Each action element allows Extra which means that the full list of dictionary items which can be included beneath the action is defined by the pipeline, not by the schema. The schema only asserts that selected fields must exist (like where to deploy data to and how to boot or the definitions to be used for the test).

Deploy Action
  • to element is Required.

The deploy action dictates the deployment strategy for the pipeline. The elements of the deploy action (and details from the assigned device) are used by the pipeline to determine how the deployment will happen and whether the submission is able to build a valid pipeline. If a test action is also defined, the deploy action also uses the deploy elements to determine which type of operating system support will be included into the deployment data.

Deploy Actions will typically occur on the dispatcher and are collectively assigned tasks which prepare the device to be booted in preparation for the test.

Boot Action
  • prompts element is Required.

The boot action prompts is a list of strings or a single string which will be matched against the prompt of the booted system.

  • method element is Required.

The boot action dictates the boot strategy for the pipeline. The elements of the boot action (and details of the assigned device) are used by the pipeline to determine the boot commands and boot sequence as well as whether the submission is able to build a valid pipeline.

The first action in a boot strategy will typically be an attempt to establish a connection to the device and cause either a reboot or a power-on event.

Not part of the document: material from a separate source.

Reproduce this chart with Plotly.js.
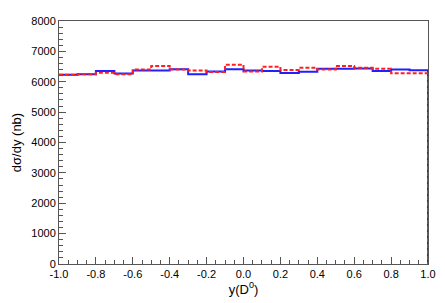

Some boot actions do not actually involve a reboot but can simply be a connection to a device which is already running. Boot Actions are collectively assigned tasks which communicate with the device in such a way as to allow the test to start.

Test Action
  • repository element is Required.

The test action dictates the test definitions which will be used by the pipeline. The elements of the test action are used by the pipeline to prepare the overlay of test definitions and test script helpers which will be deployed to the assigned device and then executed after the device has booted.